**The task**: Copy all of the material word for word, except for the pictures.

**Collected material**:
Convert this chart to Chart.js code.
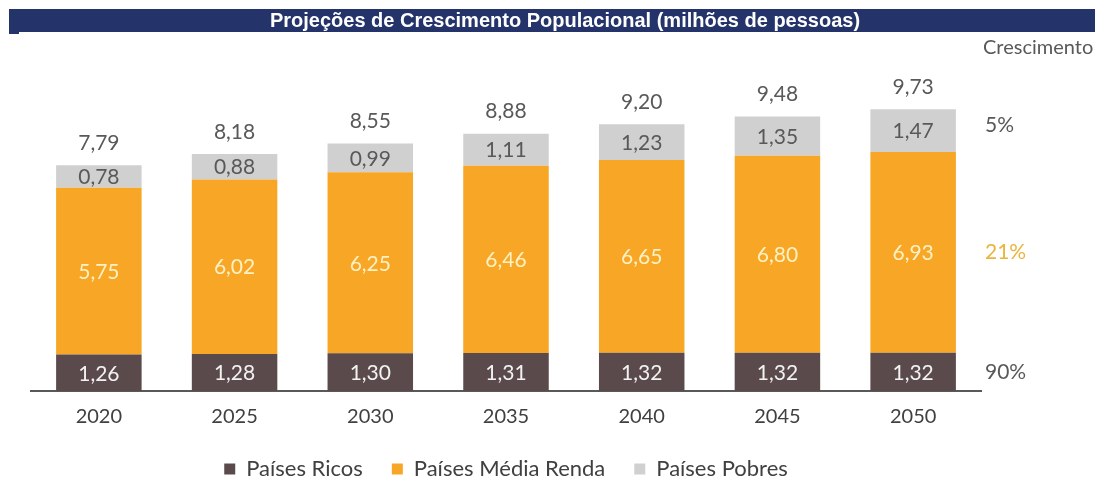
<!DOCTYPE html>
<html>
<head>
<meta charset="utf-8">
<script src="https://cdn.jsdelivr.net/npm/chart.js@4"></script>
<style>
  html, body { margin: 0; padding: 0; background: #fff; overflow: hidden; }
  #wrap { position: relative; width: 1107px; height: 478px; }
</style>
</head>
<body>
<div id="wrap"><canvas id="pop_chart" width="1107" height="478"></canvas></div>
<script>
const years = ['2020', '2025', '2030', '2035', '2040', '2045', '2050'];
const ricos = [1.26, 1.28, 1.30, 1.31, 1.32, 1.32, 1.32];
const mediaRenda = [5.75, 6.02, 6.25, 6.46, 6.65, 6.80, 6.93];
const pobres = [0.78, 0.88, 0.99, 1.11, 1.23, 1.35, 1.47];
const totais = [7.79, 8.18, 8.55, 8.88, 9.20, 9.48, 9.73];
const crescimento = ['90%', '21%', '5%'];

const titulo = 'Projeções de Crescimento Populacional (milhões de pessoas)';
const fmt = (v) => v.toFixed(2).replace('.', ',');

const labelColors = ['#f2f2f2', '#fff1c4', '#595959'];
const growthColors = ['#595959', '#e9b53e', '#595959'];

const decorPlugin = {
  id: 'decor',
  afterDraw: (chart) => {
    const ctx = chart.ctx;
    ctx.save();
    // faixa do título
    ctx.fillStyle = '#243369';
    ctx.fillRect(9, 9, 1086, 23);
    ctx.fillRect(9, 32, 10, 2);
    ctx.fillStyle = '#ffffff';
    ctx.font = 'bold 20px "Liberation Sans", Arial, sans-serif';
    ctx.textAlign = 'center';
    ctx.textBaseline = 'middle';
    ctx.fillText(titulo, 565, 21);

    // valores dentro das barras
    ctx.font = '21px Lato, sans-serif';
    chart.data.datasets.forEach((ds, i) => {
      const meta = chart.getDatasetMeta(i);
      ctx.fillStyle = labelColors[i];
      meta.data.forEach((bar, j) => {
        ctx.fillText(fmt(ds.data[j]), bar.x, (bar.y + bar.base) / 2 + 1);
      });
    });

    // totais
    const top = chart.getDatasetMeta(2);
    ctx.fillStyle = '#595959';
    top.data.forEach((bar, j) => {
      ctx.fillText(fmt(totais[j]), bar.x, bar.y - 22);
    });

    // coluna de crescimento
    ctx.textAlign = 'left';
    ctx.font = '20px Lato, sans-serif';
    ctx.fillStyle = '#595959';
    ctx.fillText('Crescimento', 983, 48);
    ctx.font = '21px Lato, sans-serif';
    chart.data.datasets.forEach((ds, i) => {
      const meta = chart.getDatasetMeta(i);
      const last = meta.data[meta.data.length - 1];
      ctx.fillStyle = growthColors[i];
      ctx.fillText(crescimento[i], 985, (last.y + last.base) / 2 - (i === 2 ? 5 : 0));
    });
    ctx.restore();
  }
};

new Chart(document.getElementById('pop_chart'), {
  type: 'bar',
  data: {
    labels: years,
    datasets: [
      { label: 'Países Ricos', data: ricos, backgroundColor: '#5b4a4b' },
      { label: 'Países Média Renda', data: mediaRenda, backgroundColor: '#f7a626' },
      { label: 'Países Pobres', data: pobres, backgroundColor: '#d0d0d0' }
    ]
  },
  options: {
    responsive: false,
    animation: false,
    layout: { padding: { top: 89, left: 31, right: 126, bottom: -12 } },
    datasets: { bar: { barPercentage: 1, categoryPercentage: 0.63 } },
    scales: {
      x: {
        stacked: true,
        grid: { display: false, drawTicks: false },
        border: { display: true, color: '#595959', width: 2 },
        ticks: { color: '#404040', font: { family: 'Lato', size: 20 }, padding: 14 },
        afterFit: (scale) => { scale.height = 38; }
      },
      y: {
        stacked: true,
        display: false,
        min: 0,
        max: 10.42
      }
    },
    plugins: {
      legend: {
        position: 'bottom',
        fullSize: false,
        labels: {
          color: '#404040',
          font: { family: 'Lato', size: 22 },
          boxWidth: 11,
          boxHeight: 11,
          padding: 29
        }
      },
      tooltip: { enabled: false }
    }
  },
  plugins: [decorPlugin]
});
</script>
</body>
</html>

**Output for this task**:
Convert this chart to Chart.js code.
<!DOCTYPE html>
<html>
<head>
<meta charset="utf-8">
<script src="https://cdn.jsdelivr.net/npm/chart.js@4"></script>
<style>
  html, body { margin: 0; padding: 0; background: #fff; overflow: hidden; }
  #wrap { position: relative; width: 1107px; height: 478px; }
</style>
</head>
<body>
<div id="wrap"><canvas id="pop_chart" width="1107" height="478"></canvas></div>
<script>
const years = ['2020', '2025', '2030', '2035', '2040', '2045', '2050'];
const ricos = [1.26, 1.28, 1.30, 1.31, 1.32, 1.32, 1.32];
const mediaRenda = [5.75, 6.02, 6.25, 6.46, 6.65, 6.80, 6.93];
const pobres = [0.78, 0.88, 0.99, 1.11, 1.23, 1.35, 1.47];
const totais = [7.79, 8.18, 8.55, 8.88, 9.20, 9.48, 9.73];
const crescimento = ['90%', '21%', '5%'];

const titulo = 'Projeções de Crescimento Populacional (milhões de pessoas)';
const fmt = (v) => v.toFixed(2).replace('.', ',');

const labelColors = ['#f2f2f2', '#fff1c4', '#595959'];
const growthColors = ['#595959', '#e9b53e', '#595959'];

const decorPlugin = {
  id: 'decor',
  afterDraw: (chart) => {
    const ctx = chart.ctx;
    ctx.save();
    // faixa do título
    ctx.fillStyle = '#243369';
    ctx.fillRect(9, 9, 1086, 23);
    ctx.fillRect(9, 32, 10, 2);
    ctx.fillStyle = '#ffffff';
    ctx.font = 'bold 20px "Liberation Sans", Arial, sans-serif';
    ctx.textAlign = 'center';
    ctx.textBaseline = 'middle';
    ctx.fillText(titulo, 565, 21);

    // valores dentro das barras
    ctx.font = '21px Lato, sans-serif';
    chart.data.datasets.forEach((ds, i) => {
      const meta = chart.getDatasetMeta(i);
      ctx.fillStyle = labelColors[i];
      meta.data.forEach((bar, j) => {
        ctx.fillText(fmt(ds.data[j]), bar.x, (bar.y + bar.base) / 2 + 1);
      });
    });

    // totais
    const top = chart.getDatasetMeta(2);
    ctx.fillStyle = '#595959';
    top.data.forEach((bar, j) => {
      ctx.fillText(fmt(totais[j]), bar.x, bar.y - 22);
    });

    // coluna de crescimento
    ctx.textAlign = 'left';
    ctx.font = '20px Lato, sans-serif';
    ctx.fillStyle = '#595959';
    ctx.fillText('Crescimento', 983, 48);
    ctx.font = '21px Lato, sans-serif';
    chart.data.datasets.forEach((ds, i) => {
      const meta = chart.getDatasetMeta(i);
      const last = meta.data[meta.data.length - 1];
      ctx.fillStyle = growthColors[i];
      ctx.fillText(crescimento[i], 985, (last.y + last.base) / 2 - (i === 2 ? 5 : 0));
    });
    ctx.restore();
  }
};

new Chart(document.getElementById('pop_chart'), {
  type: 'bar',
  data: {
    labels: years,
    datasets: [
      { label: 'Países Ricos', data: ricos, backgroundColor: '#5b4a4b' },
      { label: 'Países Média Renda', data: mediaRenda, backgroundColor: '#f7a626' },
      { label: 'Países Pobres', data: pobres, backgroundColor: '#d0d0d0' }
    ]
  },
  options: {
    responsive: false,
    animation: false,
    layout: { padding: { top: 89, left: 31, right: 126, bottom: -12 } },
    datasets: { bar: { barPercentage: 1, categoryPercentage: 0.63 } },
    scales: {
      x: {
        stacked: true,
        grid: { display: false, drawTicks: false },
        border: { display: true, color: '#595959', width: 2 },
        ticks: { color: '#404040', font: { family: 'Lato', size: 20 }, padding: 14 },
        afterFit: (scale) => { scale.height = 38; }
      },
      y: {
        stacked: true,
        display: false,
        min: 0,
        max: 10.42
      }
    },
    plugins: {
      legend: {
        position: 'bottom',
        fullSize: false,
        labels: {
          color: '#404040',
          font: { family: 'Lato', size: 22 },
          boxWidth: 11,
          boxHeight: 11,
          padding: 29
        }
      },
      tooltip: { enabled: false }
    }
  },
  plugins: [decorPlugin]
});
</script>
</body>
</html>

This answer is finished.